The responsibility for complete and comprehensive discovery in the State of Texas rests with the legislature. According to the Panel, some counties, like Tarrant County, have “open file” discovery policy that “utilizes electronic case filing system to manage the discovery process,” while other counties, such as Williamson County, fight any efforts to modernize the discovery process that would provide defense attorneys with greater access to evidence. It’s time for the Legislature to “modernize” Art. 39.14, and while we doubt such a modernization would include adopting all of the ABA discovery standards, it should at least bring Texas into the mainstream with something similar to Federal Rule 16.

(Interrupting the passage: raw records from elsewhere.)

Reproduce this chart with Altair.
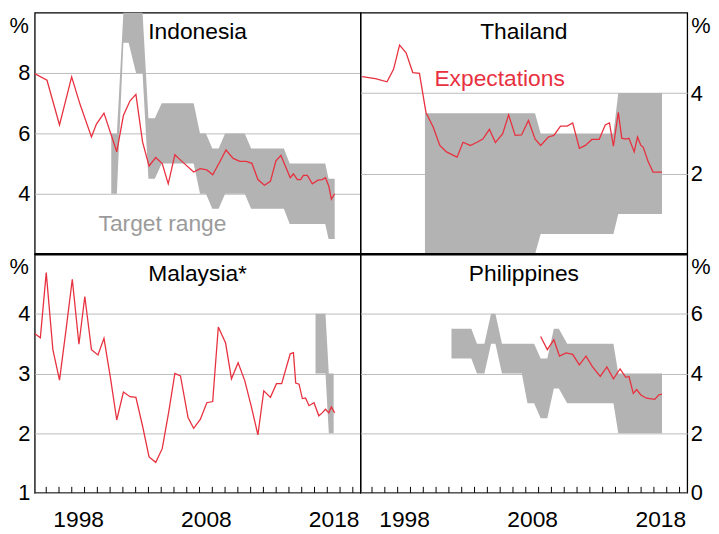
import altair as alt
import pandas as pd

FONT = "Liberation Sans"
RED = "#e8313f"
GREY = "#b3b3b3"
GRID = "#bdbdbd"

X_DOMAIN = [1995.1, 2020.6]
YEAR_TICKS = list(range(1996, 2021))
YEAR_LABELS = [1998.5, 2008.5, 2018.5]

# ---------------- Indonesia ----------------
idn_exp_year = [1995.1, 1996.06, 1997.04, 1997.99, 1998.64, 1999.54, 1999.93, 2000.52, 2001.52, 2002.04,
                2002.56, 2003.02, 2003.54, 2004.05, 2004.57, 2005.08, 2005.55, 2006.07, 2006.58, 2007.54,
                2008.05, 2008.57, 2009.03, 2009.6, 2010.07, 2010.63, 2011.15, 2011.66, 2012.1, 2012.57,
                2013.08, 2013.55, 2013.98, 2014.37, 2015.1, 2015.35, 2015.66, 2015.92, 2016.13, 2016.44,
                2016.83, 2017.27, 2017.6, 2017.86, 2018.12, 2018.32, 2018.58]
idn_exp_val = [7.98, 7.76, 6.28, 7.87, 6.97, 5.88, 6.31, 6.67, 5.39, 6.59,
               7.08, 7.29, 5.72, 4.92, 5.20, 5.00, 4.33, 5.29, 5.09, 4.72,
               4.83, 4.79, 4.63, 5.07, 5.45, 5.17, 5.07, 5.07, 5.01, 4.47,
               4.28, 4.41, 5.09, 5.27, 4.53, 4.66, 4.47, 4.47, 4.61, 4.61,
               4.33, 4.45, 4.47, 4.53, 4.25, 3.82, 4.00]
idn_band_year = [2001.09, 2001.53, 2002.04, 2002.45, 2003.03, 2003.54, 2004.0, 2004.5, 2005.04, 2007.54,
                 2008.04, 2008.5, 2009.0, 2009.5, 2010.0, 2011.54, 2012.04, 2014.6, 2015.06, 2017.84,
                 2018.1, 2018.58]
idn_band_lo = [4, 4, 9, 9, 8, 8, 4.5, 4.5, 5, 5,
               4, 4, 3.5, 3.5, 4, 4, 3.5, 3.5, 3, 3,
               2.5, 2.5]
idn_band_hi = [6, 6, 10, 10, 10, 10, 6.5, 6.5, 7, 7,
               6, 6, 5.5, 5.5, 6, 6, 5.5, 5.5, 5, 5,
               4.5, 4.5]

# ---------------- Thailand ----------------
tha_exp_year = [1995.23, 1996.26, 1997.17, 1997.68, 1998.15, 1998.66, 1999.18, 1999.7, 2000.21, 2000.78,
                2001.29, 2001.81, 2002.64, 2003.1, 2003.67, 2004.19, 2004.65, 2005.16, 2005.63, 2006.2,
                2006.66, 2007.17, 2007.67, 2008.21, 2008.72, 2009.16, 2009.76, 2010.19, 2010.71, 2011.23,
                2011.66, 2012.18, 2012.65, 2013.16, 2013.73, 2014.2, 2014.53, 2014.84, 2015.22, 2015.49,
                2015.8, 2016.05, 2016.46, 2016.72, 2016.98, 2017.16, 2017.54, 2017.93, 2018.63]
tha_exp_val = [4.41, 4.36, 4.28, 4.59, 5.19, 5.00, 4.51, 4.49, 3.52, 3.15,
               2.70, 2.54, 2.41, 2.78, 2.70, 2.78, 2.86, 3.10, 2.77, 2.99,
               3.46, 2.95, 2.96, 3.32, 2.86, 2.70, 2.91, 2.95, 3.18, 3.18,
               3.26, 2.63, 2.70, 2.85, 2.85, 3.21, 3.26, 2.68, 3.52, 2.88,
               2.86, 2.88, 2.54, 2.91, 2.70, 2.66, 2.31, 2.04, 2.04]
tha_band_year = [2000.13, 2008.72, 2009.16, 2014.84, 2015.22, 2018.63]
tha_band_lo = [0, 0, 0.5, 0.5, 1, 1]
tha_band_hi = [3.5, 3.5, 3.0, 3.0, 4, 4]

# ---------------- Malaysia ----------------
mys_exp_year = [1995.1, 1995.54, 1996.0, 1996.52, 1997.04, 1997.55, 1998.04, 1998.56, 1999.02, 1999.54,
                2000.05, 2000.52, 2001.04, 2001.52, 2002.04, 2002.56, 2003.02, 2003.54, 2004.05, 2004.57,
                2005.08, 2005.6, 2006.07, 2006.51, 2007.1, 2007.54, 2008.06, 2008.57, 2009.03, 2009.47,
                2010.04, 2010.5, 2011.02, 2011.54, 2012.05, 2012.57, 2013.03, 2013.55, 2014.02, 2014.43,
                2015.1, 2015.35, 2015.53, 2015.79, 2016.05, 2016.3, 2016.57, 2016.96, 2017.34, 2017.6,
                2017.86, 2018.12, 2018.32, 2018.58]
mys_exp_val = [3.67, 3.60, 4.69, 3.40, 2.89, 3.73, 4.58, 3.49, 4.29, 3.40,
               3.31, 3.59, 2.91, 2.22, 2.69, 2.61, 2.60, 2.12, 1.60, 1.51,
               1.74, 2.37, 3.00, 2.96, 2.26, 2.08, 2.23, 2.51, 2.53, 3.78,
               3.51, 2.91, 3.18, 2.88, 2.45, 1.97, 2.71, 2.60, 2.83, 2.83,
               3.33, 3.35, 2.84, 2.82, 2.58, 2.59, 2.46, 2.51, 2.29, 2.34,
               2.40, 2.34, 2.44, 2.34]
mys_band_year = [2017.08, 2017.86, 2018.12, 2018.5]
mys_band_lo = [3, 3, 2, 2]
mys_band_hi = [4, 4, 3, 3]

# ---------------- Philippines ----------------
phl_exp_year = [2009.16, 2009.68, 2010.19, 2010.63, 2011.15, 2011.66, 2012.18, 2012.7, 2013.21, 2013.81,
                2014.33, 2014.84, 2015.36, 2015.8, 2016.05, 2016.39, 2016.65, 2016.98, 2017.42, 2018.06,
                2018.37, 2018.63]
phl_exp_val = [5.24, 4.80, 5.13, 4.58, 4.69, 4.64, 4.29, 4.58, 4.22, 3.90,
               4.22, 3.82, 4.15, 3.87, 3.90, 3.33, 3.46, 3.28, 3.17, 3.13,
               3.28, 3.31]
phl_band_year = [2002.2, 2003.75, 2004.19, 2004.77, 2005.29, 2005.63, 2006.14, 2007.69, 2008.13, 2008.65,
                 2009.16, 2009.68, 2010.19, 2010.58, 2011.23, 2014.84, 2015.22, 2018.63]
phl_band_lo = [4.5, 4.5, 4, 4, 5, 5, 4, 4, 3, 3,
               2.5, 2.5, 3.5, 3.5, 3, 3, 2, 2]
phl_band_hi = [5.5, 5.5, 5, 5, 6, 6, 5, 5, 5, 5,
               4.5, 4.5, 5.5, 5.5, 5, 5, 4, 4]


def panel(name, exp_year, exp_val, band_year, band_lo, band_hi, ydomain, yvalues,
          orient, width, height, bottom, annot=None):
    exp_df = pd.DataFrame({"year": exp_year, "v": exp_val})
    band_df = pd.DataFrame({"year": band_year, "lo": band_lo, "hi": band_hi})
    xscale = alt.Scale(domain=X_DOMAIN, nice=False, zero=False)
    yscale = alt.Scale(domain=ydomain, nice=False, zero=False)
    if bottom:
        xaxis = alt.Axis(values=YEAR_LABELS, labelExpr="'' + floor(datum.value)", ticks=False,
                         domain=False, grid=False, labelFontSize=23, labelPadding=16,
                         labelFont=FONT, labelColor="black", labelOverlap=False,
                         labelFlush=False, title=None)
    else:
        xaxis = None
    left = orient == "left"
    yaxis = alt.Axis(orient=orient, values=yvalues, title="%", titleAngle=0,
                     titleX=-26 if left else 3.5, titleY=20, titleAlign="left",
                     titleBaseline="alphabetic", titleFontSize=22, titleFontWeight="normal",
                     titleFont=FONT, titleColor="black",
                     labelFontSize=22, labelFont=FONT, labelColor="black",
                     labelPadding=5 if left else 3, ticks=False, domain=False,
                     grid=True, gridColor=GRID, gridWidth=1, labelOverlap=False)

    band = alt.Chart(band_df).mark_area(color=GREY, opacity=1, clip=True).encode(
        x=alt.X("year:Q", scale=xscale, axis=xaxis),
        y=alt.Y("lo:Q", scale=yscale, axis=yaxis),
        y2="hi:Q",
    )
    line = alt.Chart(exp_df).mark_line(color=RED, strokeWidth=1.3, clip=True).encode(
        x=alt.X("year:Q", scale=xscale, axis=xaxis),
        y=alt.Y("v:Q", scale=yscale, axis=yaxis),
    )
    title = alt.Chart(pd.DataFrame({"t": [name]})).mark_text(
        font=FONT, fontSize=23, align="center", baseline="alphabetic", color="black"
    ).encode(text="t:N", x=alt.value(width / 2), y=alt.value(27))
    layers = [band, line, title]
    if annot is not None:
        txt, ax, ay, col = annot
        layers.append(alt.Chart(pd.DataFrame({"t": [txt]})).mark_text(
            font=FONT, fontSize=23, align="center", baseline="alphabetic", color=col
        ).encode(text="t:N", x=alt.value(ax), y=alt.value(ay)))
    if bottom:
        layers.append(alt.Chart(pd.DataFrame({"yr": YEAR_TICKS})).mark_rule(
            color="black", strokeWidth=1
        ).encode(x=alt.X("yr:Q", scale=xscale, axis=xaxis),
                 y=alt.value(height), y2=alt.value(height - 6)))
        # heavier divider between the two rows of panels
        layers.append(alt.Chart(pd.DataFrame({"d": [0]})).mark_rule(
            color="black", strokeWidth=2.5
        ).encode(x=alt.value(0), x2=alt.value(width), y=alt.value(0)))
    return alt.layer(*layers).properties(
        width=width, height=height,
        view=alt.ViewBackground(stroke="black", strokeWidth=1.3),
    )


TOP_H = 244
BOT_H = 241
idn = panel("Indonesia", idn_exp_year, idn_exp_val, idn_band_year, idn_band_lo, idn_band_hi,
            [2, 10], [4, 6, 8], "left", 329, TOP_H, False,
            annot=("Target range", 129, 221, "#9b9b9b"))
tha = panel("Thailand", tha_exp_year, tha_exp_val, tha_band_year, tha_band_lo, tha_band_hi,
            [0, 6], [2, 4], "right", 330, TOP_H, False,
            annot=("Expectations", 140.5, 74, RED))
mys = panel("Malaysia*", mys_exp_year, mys_exp_val, mys_band_year, mys_band_lo, mys_band_hi,
            [1, 5], [1, 2, 3, 4], "left", 329, BOT_H, True)
phl = panel("Philippines", phl_exp_year, phl_exp_val, phl_band_year, phl_band_lo, phl_band_hi,
            [0, 8], [0, 2, 4, 6], "right", 330, BOT_H, True)

chart = alt.concat(idn, tha, mys, phl, columns=2, spacing=0, bounds="flush").properties(
    padding={"left": 0, "top": 1, "right": 0, "bottom": 0}
).configure(font=FONT).configure_view(stroke="black", strokeWidth=1.3)

chart.save("out.html", embed_options={"renderer": "svg", "actions": False})
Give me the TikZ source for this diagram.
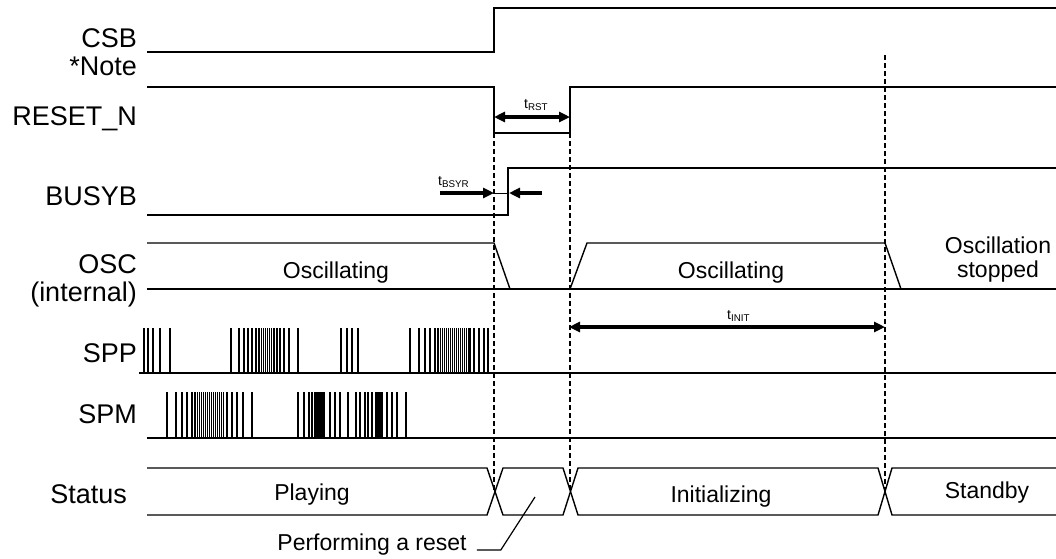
\documentclass[tikz,border=0pt]{standalone}
\usepackage{fontspec}
\setmainfont{Liberation Sans}
\usetikzlibrary{arrows.meta,positioning}

\tikzset{
  sig/.style={line width=1.4pt},
  guide/.style={line width=1.5pt, dash pattern=on 5pt off 3pt},
  pulse/.style={line width=1.3pt},
  dense/.style={line width=0.8pt},
  tip/.tip={Triangle[length=11pt,width=10pt]},
  timing/.style={line width=3.2pt},
  siglabel/.style={anchor=base east, inner sep=0pt, font=\fontsize{27}{29}\selectfont},
  statetext/.style={anchor=base, inner sep=0pt, align=center, font=\fontsize{23}{24}\selectfont},
  tlabel/.style={anchor=base west, inner sep=0pt, font=\fontsize{14}{15}\selectfont},
}

\begin{document}
\begin{tikzpicture}[x=1pt, y=-1pt]

    \useasboundingbox (0,0) rectangle (1056,558);

    % Instants des fronts
    \def\xA{494}   % CSB monte, RESET_N descend
    \def\xB{570}   % RESET_N remonte
    \def\xC{885}   % fin de l'initialisation
    \def\xR{1056}

    % =========================================================================
    % NOMS DES SIGNAUX
    % =========================================================================
    \node[siglabel] (csb)    at (137,47)  {CSB};
    \node[siglabel] (note)   at (137,75)  {*Note};
    \node[siglabel] (rstn)   at (137,125) {RESET\_N};
    \node[siglabel] (busyb)  at (137,205) {BUSYB};
    \node[siglabel] (osc)    at (137,273) {OSC};
    \node[siglabel] (oscint) at (137,301) {(internal)};
    \node[siglabel] (spp)    at (137,362) {SPP};
    \node[siglabel] (spm)    at (137,423) {SPM};
    \node[siglabel] (status) at (127,503) {Status};

    % =========================================================================
    % CSB, RESET_N, BUSYB
    % =========================================================================
    \draw[sig] (147,52) -- (\xA,52) -- (\xA,8) -- (\xR,8);
    \draw[sig] (147,87) -- (\xA,87) -- (\xA,133) -- (\xB,133) -- (\xB,87) -- (\xR,87);
    \draw[sig] (147,215) -- (508,215) -- (508,168) -- (\xR,168);

    % =========================================================================
    % OSC (interne)
    % =========================================================================
    \draw[sig] (147,243) -- (\xA,243) -- (510,289);
    \draw[sig] (147,289) -- (\xR,289);
    \draw[sig] (\xB,289) -- (587,243) -- (\xC,243) -- (901,289);

    \node[statetext] (osc1) at (336,278) {Oscillating};
    \node[statetext] (osc2) at (731,278) {Oscillating};
    \node[statetext] (oscstop) at (998,277) {Oscillation\\stopped};

    % =========================================================================
    % SPP / SPM
    % =========================================================================
    \draw[sig] (139,373) -- (\xR,373);
    \foreach \x in {144,148,153,160,170,
                    231,239,244,248,252,256,259,274,277,280,284,289,298,
                    341,347,352,358,
                    410,419,425,430,435,438,470,474,479,484,488}
        \draw[pulse] (\x,373) -- (\x,328);
    \foreach \x in {261,263,...,271, 440,442,...,468}
        \draw[dense] (\x,373) -- (\x,328);

    \draw[sig] (147,438) -- (\xR,438);
    \foreach \x in {167,176,182,187,192,195,227,232,237,243,252,
                    298,304,309,312,315,330,335,340,348,356,360,365,368,372,
                    387,392,397,406}
        \draw[pulse] (\x,438) -- (\x,392);
    \foreach \x in {197,199,...,223}
        \draw[dense] (\x,438) -- (\x,392);
    \foreach \x in {317,318.5,...,325, 376,377.5,...,383}
        \draw[pulse] (\x,438) -- (\x,392);

    % =========================================================================
    % STATUS
    % =========================================================================
    \draw[sig] (147,468) -- (487,468) -- (503,515) -- (563,515) -- (578,468)
        -- (878,468) -- (892,515) -- (\xR,515);
    \draw[sig] (147,515) -- (487,515) -- (503,468) -- (563,468) -- (578,515)
        -- (878,515) -- (892,468) -- (\xR,468);

    \node[statetext] (play)  at (312,500) {Playing};
    \node[statetext] (init)  at (721,502) {Initializing};
    \node[statetext] (stby)  at (987,498) {Standby};
    \node[statetext] (perf)  at (372,550) {Performing a reset};

    \coordinate (leadtip) at (535,497);
    \draw[line width=1.2pt] ([xshift=10pt]perf.base east) -- ++(24,0) -- (leadtip);

    % =========================================================================
    % REPERES EN POINTILLES
    % =========================================================================
    \draw[guide] (\xA,133) -- (\xA,491);
    \draw[guide] (\xB,133) -- (\xB,491);
    \draw[guide] (\xC,55)  -- (\xC,491);

    % =========================================================================
    % TEMPS
    % =========================================================================
    \coordinate (rstL) at (\xA,117);
    \coordinate (rstR) at (\xB,117);
    \draw[timing, tip-tip] (rstL) -- (rstR);
    \node[tlabel] (trst) at (524,108) {t\textsubscript{RST}};

    \coordinate (bsyA) at (440,193);
    \coordinate (bsyB) at (\xA,193);
    \coordinate (bsyC) at (542,193);
    \coordinate (bsyD) at (509,193);
    \draw[timing, -tip] (bsyA) -- (bsyB);
    \draw[timing, -tip] (bsyC) -- (bsyD);
    \draw[line width=0.8pt] (bsyB) -- (bsyD);
    \node[tlabel] (tbsyr) at (438,185) {t\textsubscript{BSYR}};

    \coordinate (initL) at (569,327);
    \coordinate (initR) at (\xC,327);
    \draw[timing, tip-tip] (initL) -- (initR);
    \node[tlabel] (tinit) at (727,319) {t\textsubscript{INIT}};

\end{tikzpicture}
\end{document}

But regardless of what the Legislature may or may not do, defense attorneys still have a professional obligation to pursue an aggressive discovery strategy tailored to the specific defense they are pursuing. While this strategy may not produce all the evidence they request through specific motions, it at least provides a gateway into the appellate process should their client be convicted and may provide a reasonable basis for a new trial if the suppressed evidence would have altered at least one juror’s vote.
In addition, law enforcement, including prosecutors, should be penalized, personally, when they fail to disclose known evidence which tends to weaken any aspect of the government’s case. Individuals should be held responsible for intentional obstruction/access to exculpatory and mitigating evidence that causes an innocent person to be wrongly convicted. Civil statutes for personal injuries and economic losses, disciplinary rules effecting licenses to work in the legal system and criminal statutes criminalizing such conduct should be adopted that punish individuals who intentionally stack the cards in the criminal justice system by hiding or failing to disclose evidence. A prosecutor has the responsibility to see that justice is done, and not simply be an advocate (Comment 1, Rule 3.09, Texas Disciplinary Rules of Professional Conduct). It is reprehensible that criminal trials have become games in which some prosecutors feel it is OK to lie, cheat and steal to win.